Monday, July 29, 2013

'The Sea'


Eagerly received my copy of Lapham's Quarterly's Summer 2013- Volume VI, Number 3, 'The Sea'. Between the mountains and the oceans, I'll choose water any day. Inexplicable love for the mysteries of the big blue. Contained within, are the expected beautiful illustrations and photos.

In the extract from '1995: Suffolk W.G. Sebald Gazes Into Eternity', it used a print of a photograph by Hiroshi Sugimoto titled 'Boden Sea, Uttwil, 1993'. Totally love the starkness of that. Lots of prints from little ancient maps dotted amongst the stories. They're fascinating, not just in the illustrations used within, but of the information they charted.
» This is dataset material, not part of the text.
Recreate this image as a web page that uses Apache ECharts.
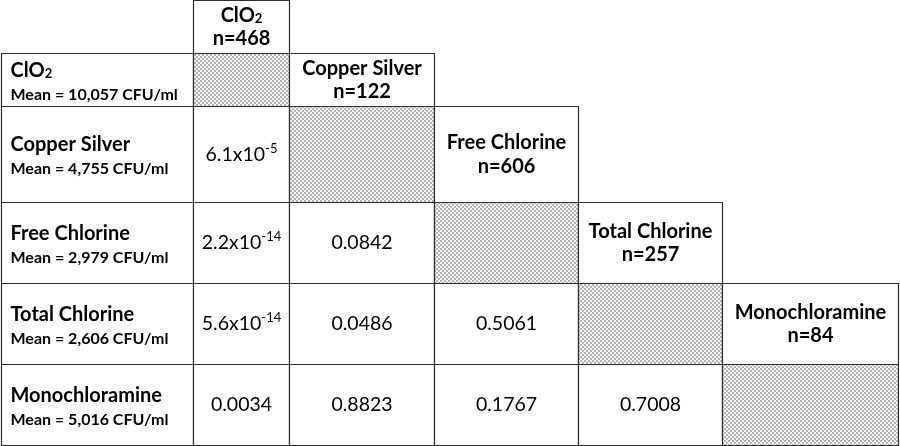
<!DOCTYPE html>
<html><head><meta charset="utf-8">
<script src="https://cdn.jsdelivr.net/npm/echarts@6/dist/echarts.min.js"></script>
<style>html,body{margin:0;padding:0;background:#fff}#c{width:900px;height:446px}</style>
</head><body><div id="c"></div>
<script>
// ---- data ----
const treatments = ['ClO2', 'Copper Silver', 'Free Chlorine', 'Total Chlorine', 'Monochloramine'];
const sampleSizes = [468, 122, 606, 257, 84];
const meanCFU = [10057, 4755, 2979, 2606, 5016];
// lower-triangle p-values: row i vs columns 0..i-1
const pRow1 = [6.1e-5];
const pRow2 = [2.2e-14, 0.0842];
const pRow3 = [5.6e-14, 0.0486, 0.5061];
const pRow4 = [0.0034, 0.8823, 0.1767, 0.7008];
const pValues = [[], pRow1, pRow2, pRow3, pRow4];

// ---- layout ----
const colEdges = [1, 193, 289, 434, 578, 722, 898];
const rowEdges = [0, 53, 106, 202, 283, 364, 445];
const FAM = 'Lato';
const SZ = { name: 20, mean: 16, value: 19.5, head: 20, sup: 13, sub: 13 };

function nameRich(n) { return n === 'ClO2' ? 'ClO{sub|2}' : n; }
function fmtP(p) {
  if (p < 0.001) {
    const parts = p.toExponential(1).split('e');
    return parts[0] + 'x10{sup|' + (+parts[1]) + '}';
  }
  return p.toFixed(4);
}

const cells = [];
cells.push({ col: 1, row: 0, kind: 'header', t: 0 });
for (let r = 1; r <= treatments.length; r++) {
  const t = r - 1;
  cells.push({ col: 0, row: r, kind: 'label', t: t });
  for (let c = 1; c < r; c++) cells.push({ col: c, row: r, kind: 'value', p: pValues[t][c - 1] });
  cells.push({ col: r, row: r, kind: 'gray' });
  if (r < treatments.length) cells.push({ col: r + 1, row: r, kind: 'header', t: r });
}

// hatch pattern (checkerboard of 2x2 blocks)
const pc = document.createElement('canvas');
pc.width = 4; pc.height = 4;
const g = pc.getContext('2d');
g.fillStyle = '#f4f4f4'; g.fillRect(0, 0, 4, 4);
g.fillStyle = '#b4b4b4'; g.fillRect(0, 0, 2, 2); g.fillRect(2, 2, 2, 2);
const hatch = { image: pc, repeat: 'repeat' };

const subRich = { sub: { fontSize: SZ.sub, fontFamily: FAM, fontWeight: 'bold', verticalAlign: 'bottom' } };
const supRich = { sup: { fontSize: SZ.sup, fontFamily: FAM, fontWeight: 'normal', verticalAlign: 'top' } };

function txt(text, x, y, size, weight, align, rich, lh) {
  const st = { text: text, x: x, y: y, fontSize: size, fontFamily: FAM, fontWeight: weight,
    fill: '#000', align: align, verticalAlign: 'middle' };
  if (rich) st.rich = rich;
  if (lh) st.lineHeight = lh;
  return { type: 'text', style: st };
}

function renderItem(params, api) {
  const cell = cells[params.dataIndex];
  const c = api.value(0), r = api.value(1);
  const a = api.coord([colEdges[c], rowEdges[r]]);
  const b = api.coord([colEdges[c + 1], rowEdges[r + 1]]);
  const x = Math.round(Math.min(a[0], b[0])) + 0.5, y = Math.round(Math.min(a[1], b[1])) + 0.5;
  const w = Math.round(Math.abs(b[0] - a[0])), h = Math.round(Math.abs(b[1] - a[1]));
  const cx = x + w / 2, cy = y + h / 2;
  const children = [{ type: 'rect', shape: { x: x, y: y, width: w, height: h },
    style: { fill: cell.kind === 'gray' ? hatch : '#fff', stroke: '#2e2e2e', lineWidth: 1.2 } }];
  if (cell.kind === 'header') {
    children.push(txt(nameRich(treatments[cell.t]), cx, cy - 11.5, SZ.head, 'bold', 'center', subRich));
    children.push(txt('n=' + sampleSizes[cell.t], cx, cy + 12, SZ.head, 'bold', 'center'));
  } else if (cell.kind === 'label') {
    children.push(txt(nameRich(treatments[cell.t]), x + 9, cy - 9.5, SZ.name, 'bold', 'left', subRich));
    children.push(txt('Mean = ' + meanCFU[cell.t].toLocaleString('en-US') + ' CFU/ml', x + 9, cy + 14.5, SZ.mean, 'bold', 'left'));
  } else if (cell.kind === 'value') {
    children.push(txt(fmtP(cell.p), cx, cy, SZ.value, 'normal', 'center', supRich, 25));
  }
  return { type: 'group', children: children };
}

const chart = echarts.init(document.getElementById('c'), null, { renderer: 'canvas' });
chart.setOption({
  animation: false,
  grid: { left: 0, right: 0, top: 0, bottom: 0 },
  xAxis: { type: 'value', min: 0, max: 900, show: false },
  yAxis: { type: 'value', min: 0, max: 446, inverse: true, show: false },
  series: [{
    type: 'custom',
    renderItem: renderItem,
    data: cells.map(function (d) { return [d.col, d.row]; }),
    clip: false
  }]
});
</script></body></html>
A wealth of well-curated articles split into themes of 'Seascapes', 'Seafaring' and 'Seashores', we begin with the sobering reminder of how much we abuse the oceans and take it for granted in the article 'Charles Moore Sails Into A Garbage Patch', 2003: Long Beach, CA. That will be Charles J. Moore, oceanographer and racing boat captain, who in 1997, brought the world's attention to this area in the remote North Pacific Gyre. The article is extracted from 'Trashed'.

I often struggle to find words that will communicate the vastness of the Pacific Ocean to people who have never been to sea. Day after day, Alguita was the only vehicle on a highway without landmarks, stretching from horizon to horizon. Yet as I gazed from the deck at the surface of what ought to have been a pristine ocean, I was confronted, as far as the eye could see, with the sight of plastic. 
It seemed unbelievable, but I never found a clear spot. In the week it took to cross the subtropical high, no matter what time of day I looked, plastic  debris was floating everywhere: bottles, bottle caps, wrappers, fragments. Months later, after I discussed what I had seen with the oceanographer Curtis Ebbesmeyer, perhaps the world's leading expert on floatsam, he began referring to the area as the "eastern garbage patch." But "patch" doesn't begin to convey the reality. Ebbesmeyer has estimated that the area, nearly covered with floating plastic debris, is roughly the size of Texas.

Of course the issue would include an extract from Jules Verne's 'Twenty Thousand Leagues Under the Sea', a scene of a funeral, of which I wouldn't quote here. Enthusiasts would have read that book and might have been rather fascinated with the whole idea of an underwater burial. I swear that beyond curiosity, the book's the biggest push for me to begin diving as soon as age permitted. A pity I didn't dare dream big enough to become an oceanographer or a marine biologist.